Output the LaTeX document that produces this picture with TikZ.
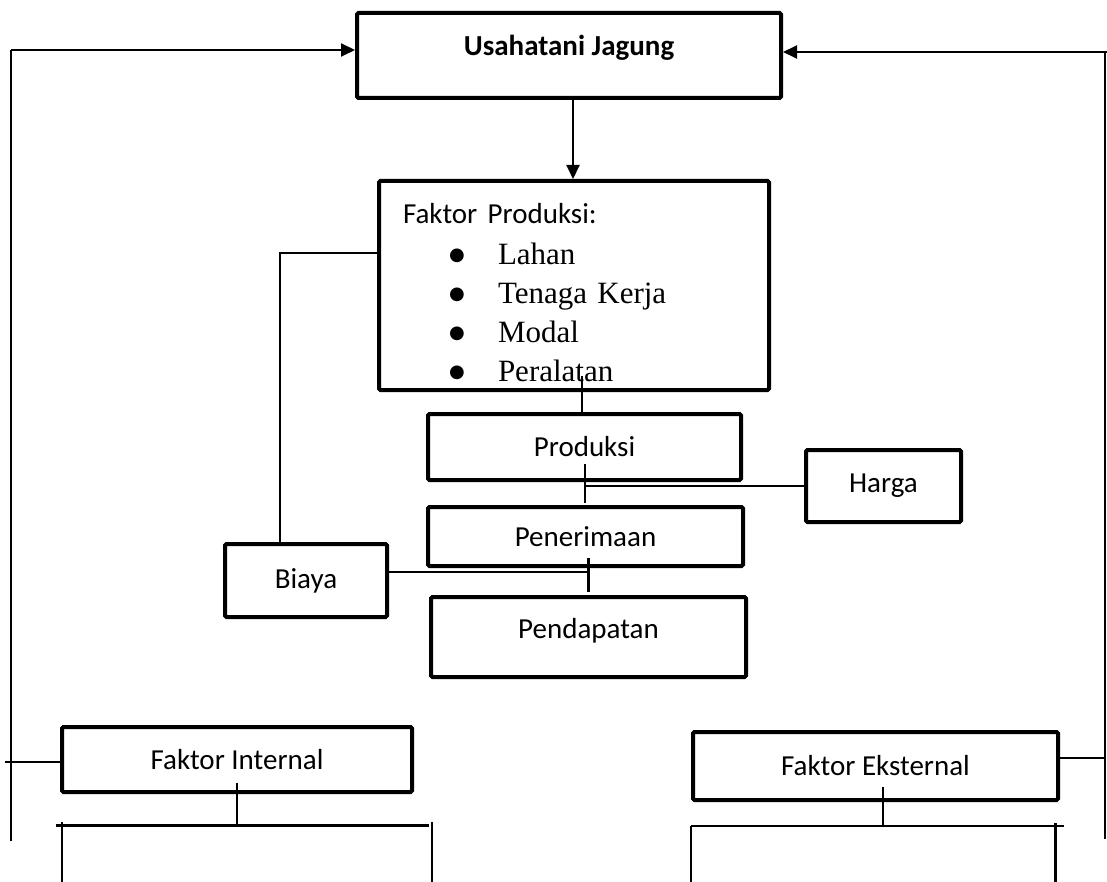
\documentclass[tikz,border=0pt]{standalone}
\usepackage{fontspec}
\setmainfont{Liberation Serif}
\newfontfamily\calibri{Carlito}
\newfontfamily\dejavu{DejaVu Sans}
\usetikzlibrary{arrows.meta}
\newcommand\bulletitem[1]{\hspace*{54pt}\makebox[0pt]{\raisebox{4pt}{\dejavu\fontsize{18}{18}\selectfont ●}}\hspace*{41pt}#1}
\begin{document}
\begin{tikzpicture}[x=1pt,y=-1pt,
  box/.style={draw, line width=4pt, rounded corners=1.5pt, outer sep=0pt, inner sep=0pt,
    font=\calibri\fontsize{29}{35}\selectfont},
  conn/.style={line width=2pt},
  thickconn/.style={line width=3pt},
  arr/.style={line width=2pt, shorten >=2pt, -{Triangle[length=14pt,width=13pt]}}]
\useasboundingbox (0,0) rectangle (1107,882);

% boxes
\node[box, minimum width=424pt, minimum height=85pt, text height=10pt, text depth=10pt,
  font=\calibri\bfseries\fontsize{29}{35}\selectfont] (uj) at (569,55.5) {Usahatani Jagung};
\node[box, minimum width=390pt, minimum height=209pt, text width=342pt, inner xsep=24pt,
  align=left, font=\fontsize{31}{39}\selectfont] (fp) at (574,285.5)
  {\rule{0pt}{35pt}{\calibri\fontsize{29}{39}\selectfont Faktor Produksi:}\\[2pt]
   \bulletitem{Lahan}\\
   \bulletitem{Tenaga Kerja}\\
   \bulletitem{Modal}\\
   \bulletitem{Peralatan}};
\node[box, minimum width=313pt, minimum height=66pt] (prod) at (584.5,447) {Produksi};
\node[box, minimum width=315pt, minimum height=59pt] (pen) at (585.5,536.5) {Penerimaan};
\node[box, minimum width=315pt, minimum height=80pt, text depth=18pt] (pend) at (588.5,637) {Pendapatan};
\node[box, minimum width=155pt, minimum height=72pt] (harga) at (883.5,486) {Harga};
\node[box, minimum width=162pt, minimum height=73pt] (biaya) at (306,580.5) {Biaya};
\node[box, minimum width=350pt, minimum height=65pt] (fi) at (237,759.5) {Faktor Internal};
\node[box, minimum width=365pt, minimum height=68pt] (fe) at (875.5,766) {Faktor Eksternal};

% outer left loop
\coordinate (lt) at (11,50);
\coordinate (lb) at (11,841);
\draw[conn] (lb) -- (lt);
\draw[arr] (lt) -- (lt -| uj.west);
\coordinate (fil) at (5,762);
\draw[conn] (fil) -- (fil -| fi.west);

% outer right loop
\coordinate (rt) at (1107,52);
\coordinate (rv) at (1105,52);
\coordinate (rb) at (1105,839);
\draw[arr] (rt) -- (rt -| uj.east);
\draw[conn] (rv) -- (rb);
\coordinate (fer) at (1105,758);
\draw[conn] (fe.east |- fer) -- (fer);

% Usahatani -> Faktor Produksi
\coordinate (dx) at (573,0);
\draw[arr] (uj.south -| dx) -- (fp.north -| dx);

% Faktor Produksi -> Produksi
\coordinate (pa) at (582,376);
\draw[conn] (pa) -- (pa |- prod.north);

% Produksi - Harga
\coordinate (hv1) at (585,464);
\coordinate (hv2) at (585,503);
\coordinate (hj) at (585,486);
\draw[conn] (hv1) -- (hv2);
\draw[conn] (hj) -- (hj -| harga.west);

% Faktor Produksi - Biaya
\coordinate (bt) at (280,253);
\draw[conn] (bt -| fp.west) -- (bt) -- (bt |- biaya.north);
\coordinate (bj) at (588,572);
\draw[conn] (biaya.east |- bj) -- (bj);
\coordinate (pv1) at (588,558);
\coordinate (pv2) at (588,592);
\draw[thickconn] (pv1) -- (pv2);

% Faktor Internal bracket
\coordinate (fis) at (237,783);
\coordinate (fib) at (237,825);
\coordinate (fil1) at (56,825);
\coordinate (fil2) at (429,825);
\coordinate (fll) at (62,822);
\coordinate (flr) at (432,822);
\coordinate (fllb) at (62,882);
\coordinate (flrb) at (432,882);
\draw[conn] (fis) -- (fib);
\draw[thickconn] (fil1) -- (fil2);
\draw[conn] (fll) -- (fllb);
\draw[conn] (flr) -- (flrb);

% Faktor Eksternal bracket
\coordinate (fes) at (883,787);
\coordinate (feb) at (883,826);
\coordinate (fe1) at (691,826);
\coordinate (fe2) at (1064,826);
\coordinate (frl) at (691,826);
\coordinate (frr) at (1055,823);
\coordinate (frlb) at (691,882);
\coordinate (frrb) at (1055,882);
\draw[conn] (fes) -- (feb);
\draw[conn] (fe1) -- (fe2);
\draw[conn] (frl) -- (frlb);
\draw[thickconn] (frr) -- (frrb);
\end{tikzpicture}
\end{document}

◆ TASK PROMPT: Omit the pictures, then quote the rest of the material above exactly.

◆ RESPONSE TO THE EXERCISE:
Output the LaTeX document that produces this picture with TikZ.
\documentclass[tikz,border=0pt]{standalone}
\usepackage{fontspec}
\setmainfont{Liberation Serif}
\newfontfamily\calibri{Carlito}
\newfontfamily\dejavu{DejaVu Sans}
\usetikzlibrary{arrows.meta}
\newcommand\bulletitem[1]{\hspace*{54pt}\makebox[0pt]{\raisebox{4pt}{\dejavu\fontsize{18}{18}\selectfont ●}}\hspace*{41pt}#1}
\begin{document}
\begin{tikzpicture}[x=1pt,y=-1pt,
  box/.style={draw, line width=4pt, rounded corners=1.5pt, outer sep=0pt, inner sep=0pt,
    font=\calibri\fontsize{29}{35}\selectfont},
  conn/.style={line width=2pt},
  thickconn/.style={line width=3pt},
  arr/.style={line width=2pt, shorten >=2pt, -{Triangle[length=14pt,width=13pt]}}]
\useasboundingbox (0,0) rectangle (1107,882);

% boxes
\node[box, minimum width=424pt, minimum height=85pt, text height=10pt, text depth=10pt,
  font=\calibri\bfseries\fontsize{29}{35}\selectfont] (uj) at (569,55.5) {Usahatani Jagung};
\node[box, minimum width=390pt, minimum height=209pt, text width=342pt, inner xsep=24pt,
  align=left, font=\fontsize{31}{39}\selectfont] (fp) at (574,285.5)
  {\rule{0pt}{35pt}{\calibri\fontsize{29}{39}\selectfont Faktor Produksi:}\\[2pt]
   \bulletitem{Lahan}\\
   \bulletitem{Tenaga Kerja}\\
   \bulletitem{Modal}\\
   \bulletitem{Peralatan}};
\node[box, minimum width=313pt, minimum height=66pt] (prod) at (584.5,447) {Produksi};
\node[box, minimum width=315pt, minimum height=59pt] (pen) at (585.5,536.5) {Penerimaan};
\node[box, minimum width=315pt, minimum height=80pt, text depth=18pt] (pend) at (588.5,637) {Pendapatan};
\node[box, minimum width=155pt, minimum height=72pt] (harga) at (883.5,486) {Harga};
\node[box, minimum width=162pt, minimum height=73pt] (biaya) at (306,580.5) {Biaya};
\node[box, minimum width=350pt, minimum height=65pt] (fi) at (237,759.5) {Faktor Internal};
\node[box, minimum width=365pt, minimum height=68pt] (fe) at (875.5,766) {Faktor Eksternal};

% outer left loop
\coordinate (lt) at (11,50);
\coordinate (lb) at (11,841);
\draw[conn] (lb) -- (lt);
\draw[arr] (lt) -- (lt -| uj.west);
\coordinate (fil) at (5,762);
\draw[conn] (fil) -- (fil -| fi.west);

% outer right loop
\coordinate (rt) at (1107,52);
\coordinate (rv) at (1105,52);
\coordinate (rb) at (1105,839);
\draw[arr] (rt) -- (rt -| uj.east);
\draw[conn] (rv) -- (rb);
\coordinate (fer) at (1105,758);
\draw[conn] (fe.east |- fer) -- (fer);

% Usahatani -> Faktor Produksi
\coordinate (dx) at (573,0);
\draw[arr] (uj.south -| dx) -- (fp.north -| dx);

% Faktor Produksi -> Produksi
\coordinate (pa) at (582,376);
\draw[conn] (pa) -- (pa |- prod.north);

% Produksi - Harga
\coordinate (hv1) at (585,464);
\coordinate (hv2) at (585,503);
\coordinate (hj) at (585,486);
\draw[conn] (hv1) -- (hv2);
\draw[conn] (hj) -- (hj -| harga.west);

% Faktor Produksi - Biaya
\coordinate (bt) at (280,253);
\draw[conn] (bt -| fp.west) -- (bt) -- (bt |- biaya.north);
\coordinate (bj) at (588,572);
\draw[conn] (biaya.east |- bj) -- (bj);
\coordinate (pv1) at (588,558);
\coordinate (pv2) at (588,592);
\draw[thickconn] (pv1) -- (pv2);

% Faktor Internal bracket
\coordinate (fis) at (237,783);
\coordinate (fib) at (237,825);
\coordinate (fil1) at (56,825);
\coordinate (fil2) at (429,825);
\coordinate (fll) at (62,822);
\coordinate (flr) at (432,822);
\coordinate (fllb) at (62,882);
\coordinate (flrb) at (432,882);
\draw[conn] (fis) -- (fib);
\draw[thickconn] (fil1) -- (fil2);
\draw[conn] (fll) -- (fllb);
\draw[conn] (flr) -- (flrb);

% Faktor Eksternal bracket
\coordinate (fes) at (883,787);
\coordinate (feb) at (883,826);
\coordinate (fe1) at (691,826);
\coordinate (fe2) at (1064,826);
\coordinate (frl) at (691,826);
\coordinate (frr) at (1055,823);
\coordinate (frlb) at (691,882);
\coordinate (frrb) at (1055,882);
\draw[conn] (fes) -- (feb);
\draw[conn] (fe1) -- (fe2);
\draw[conn] (frl) -- (frlb);
\draw[thickconn] (frr) -- (frrb);
\end{tikzpicture}
\end{document}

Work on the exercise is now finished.